Patterns in Prescription Utilization for High-Deductible Health Plan Enrollees Show Concerning Trends

Neeraj Sood, PhD, is director of research at the Leonard D. Schaeffer Center for Health Policy and Economics, vice dean for research at the Price School for Public Policy, and associate professor at the Titus Family Department of Clinical Pharmacy and Pharmaceutical Economics and Pharmaceutical Economics & Policy at the University of Southern California. His prior work has focused on the economics of innovation, HIV/AIDS, health care financing, and global health. His research has been published in several peer-reviewed journals and books, including leading journals in economics, medicine, and health policy. Dr Sood is on the editorial boards of Health Services Research and Forum for Health Economics and Policy. He is a research associate at the National Bureau of Economic Research and standing member of the Health Services Organization and Delivery study section at the National Institutes of Health. Prior to joining USC, Dr Sood was a senior economist at RAND and Professor at the Pardee RAND Graduate School.
High-deductible health plans are growing in popularity and there is evidence these health plans result in reduced healthcare costs. However, there is little consensus on how cost savings are achieved.
High-deductible health plans (HDHPs) are growing in popularity, with 20% of employees in these plans in 2013 compared to only 4% in 2006. Sometimes referred to as consumer-directed health plans, HDHPs aim to encourage consumers to make smarter or more value-based decisions through higher initial out-of-pocket (OOP) costs.

According to an analysis my colleagues and I conducted, there is evidence that these HDHPs result in reduced healthcare costs up to 3 years after employers start offering the plan option. Furthermore, savings were driven by reductions in outpatient care and drug spending and there was little or no effect on emergency room or inpatient spending. However, there is little consensus on how cost savings are achieved.

Do Individuals Put Off Care Because of the Perceived OOP Expense?

Cost savings could be achieved through a number of behavioral changes: enrollees could be indiscriminately reducing care, switching or reducing to low-value procedures and treatments, or changing the time of when they receive care to periods of lower cost-sharing. These scenarios have obvious important implications for the overall health of society and the efficiency of the healthcare industry. If consumers are reducing their use of high-value services—such as preventative care, screenings, and drugs for chronic illness—because of the perceived high OOP cost, the long-term consequences could far outweigh the short-term cost savings that are being seen.

A Case Study: Drug Utilization for Chronic Illness

Patterns in drug utilization for chronic illness provide a valuable case study for assessing an individual’s response to being enrolled in a HDHP. In theory, chronic illness treatment regimens are an example of:
  • “high-value” care—the type of care we hope individuals do not reduce
  • a repeat purchase that is non-trivial in cost but well below the deductible, thereby allowing the enrollee to engage in the benefit structure
  • lower cost alternatives such as generic drugs are available so smart behavioral responses to changes in cost sharing are possible.
My colleagues and I assessed how enrollees in HDHPs changed their use of pharmaceuticals for 3 drug classes: diabetes, statins, and antihypertensives. We found evidence that employees in HDHPs with pharmaceuticals subject to the deductible saved money through 3 channels:
  1. Shifting the timing of purchases to periods with lower cost sharing such as the end of the year, when they had exhausted the deductible and faced little cost sharing
  2. Using lower-cost drugs such as generics when available
  3. Overall reduced utilization or lower adherence. 

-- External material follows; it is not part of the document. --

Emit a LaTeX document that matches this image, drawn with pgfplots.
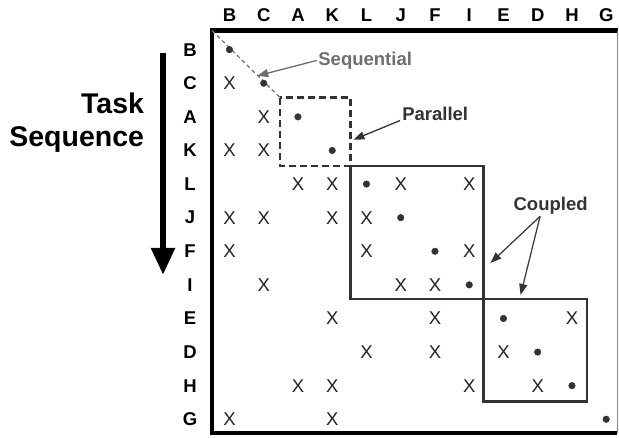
\documentclass[border=0pt]{standalone}
\usepackage{pgfplots}
\pgfplotsset{compat=1.18}
\usepackage{fontspec}
\setmainfont{Liberation Sans}
\usetikzlibrary{arrows.meta}
\definecolor{dk}{HTML}{333333}
\definecolor{gr}{HTML}{6E6E6E}
\definecolor{mk}{HTML}{222222}
\begin{document}
\begin{tikzpicture}
\useasboundingbox (0,0) rectangle (619pt,-437pt);
\begin{axis}[
  at={(212pt,-30.5pt)}, anchor=north west,
  x=34.25pt, y=33.6pt, y dir=reverse,
  xmin=0.49, xmax=12.32, ymin=0.43, ymax=12.405,
  axis line style={draw=none}, major tick length=0pt,
  xtick={1,...,12}, ytick={1,...,12},
  xticklabels={B,C,A,K,L,J,F,I,E,D,H,G},
  yticklabels={B,C,A,K,L,J,F,I,E,D,H,G},
  xticklabel pos=upper,
  tick label style={font=\bfseries\fontsize{18.5}{18.5}\selectfont, text=black},
  xticklabel style={anchor=center, yshift=15pt},
  yticklabel style={anchor=center, xshift=-22pt},
  clip=false,
]
% frame
\draw[line width=4.5pt, line join=miter] (axis cs:12.35,0.43) -- (axis cs:0.49,0.43) -- (axis cs:0.49,12.405) -- (axis cs:12.32,12.405);
\draw[line width=1.2pt, color=black!45] (axis cs:12.32,0.43) -- (axis cs:12.32,12.405);
% diagonal
\draw[gr, line width=1.2pt, dash pattern=on 4pt off 3pt] (axis cs:0.49,0.43) -- (axis cs:2.48,2.43);
% boxes
\draw[dk, line width=2.5pt, dash pattern=on 7pt off 4pt] (axis cs:2.48,2.43) rectangle (axis cs:4.53,4.46);
\draw[dk, line width=2.3pt] (axis cs:4.53,4.46) rectangle (axis cs:8.42,8.43);
\draw[dk, line width=2.3pt] (axis cs:8.42,8.43) rectangle (axis cs:11.43,11.47);
% diagonal dots
\addplot[only marks, mark=*, mark size=3.3pt, color=dk] coordinates {
 (1,1) (2,2) (3,3) (4,4) (5,5) (6,6) (7,7) (8,8) (9,9) (10,10) (11,11) (12,12)};
% dependencies
\addplot[only marks, mark=text, text mark={X}, text mark as node=true,
  text mark style={font=\fontsize{18.5}{18.5}\selectfont, inner sep=0pt, anchor=center, text=mk}] coordinates {
 (1,2)
 (2,3)
 (1,4) (2,4)
 (3,5) (4,5) (6,5) (8,5)
 (1,6) (2,6) (4,6) (5,6)
 (1,7) (5,7) (8,7)
 (2,8) (6,8) (7,8)
 (4,9) (7,9) (11,9)
 (5,10) (7,10) (9,10)
 (3,11) (4,11) (8,11) (10,11)
 (1,12) (4,12)};
% annotations
\node[anchor=base west, inner sep=0pt, text=gr, font=\bfseries\fontsize{18.5}{18.5}\selectfont] at (axis cs:3.59,1.48) {Sequential};
\draw[gr, line width=1.3pt, -{Triangle[length=11pt,width=8pt]}] (axis cs:3.55,1.32) -- (axis cs:1.81,1.78);
\node[anchor=base west, inner sep=0pt, text=dk, font=\bfseries\fontsize{18.5}{18.5}\selectfont] at (axis cs:6.04,3.11) {Parallel};
\draw[dk, line width=1.3pt, -{Triangle[length=11pt,width=8pt]}] (axis cs:5.98,3.11) -- (axis cs:4.62,3.68);
\node[anchor=base west, inner sep=0pt, text=dk, font=\bfseries\fontsize{18.5}{18.5}\selectfont] at (axis cs:9.29,5.79) {Coupled};
\draw[dk, line width=1.2pt, -{Triangle[length=11pt,width=8pt]}] (axis cs:10.07,5.96) -- (axis cs:8.62,7.35);
\draw[dk, line width=1.2pt, -{Triangle[length=11pt,width=8pt]}] (axis cs:10.07,5.96) -- (axis cs:9.50,8.30);
% task sequence
\node[anchor=base east, inner sep=0pt, font=\bfseries\fontsize{28.5}{28.5}\selectfont] at (axis cs:-1.49,2.89) {Task};
\node[anchor=base east, inner sep=0pt, font=\bfseries\fontsize{28.5}{28.5}\selectfont] at (axis cs:-1.49,3.89) {Sequence};
\draw[black, line width=6pt, -{Triangle[length=27pt,width=23pt]}] (axis cs:-0.94,1.09) -- (axis cs:-0.94,7.70);
\end{axis}
\end{tikzpicture}
\end{document}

Though each channel seemed to play a role, we found the overwhelming percentage of total savings came from reducing use of therapies. Specifically, the reduction in utilization accounted for 90% of total savings for statins, 93% for antihypertensives, and 58% for diabetes drugs. Furthermore, when we looked at employees in HDHPs with drugs exempt from the deductible, we also found this pattern of reduced overall use of drugs, although the reduction was smaller compared to the situation where drugs were subject to the deductible.

The Decision to Reduce or Stop Taking Prescriptions Has Consequences

Adherence to drugs treating chronic illnesses like diabetes, high cholesterol, and hypertension is a critical public health concern. Serious complications and long-term impacts on health can result from the mismanagement of these chronic illnesses. Not only do these implications extend to negatively impact the overall quality of life for these individuals and families, they could also result in a significant cost.

Reducing wasteful and inefficient spending in the healthcare system is a priority for policymakers and industry leaders.  Moving towards more HDHPs has proven to be a way to reduce some costs and is thought to nudge patients towards reducing use of services that are deemed low-value. This analysis of pharmaceutical use patterns sheds light on a potential disconnect between system-level priorities and individual-level behavior and knowledge about the value of healthcare treatments. What we ned are more innovative plan designs that encourage consumers with chronic illness to use appropriate healthcare, but at the same discourage inappropriate use of healthcare by relatively healthy consumers.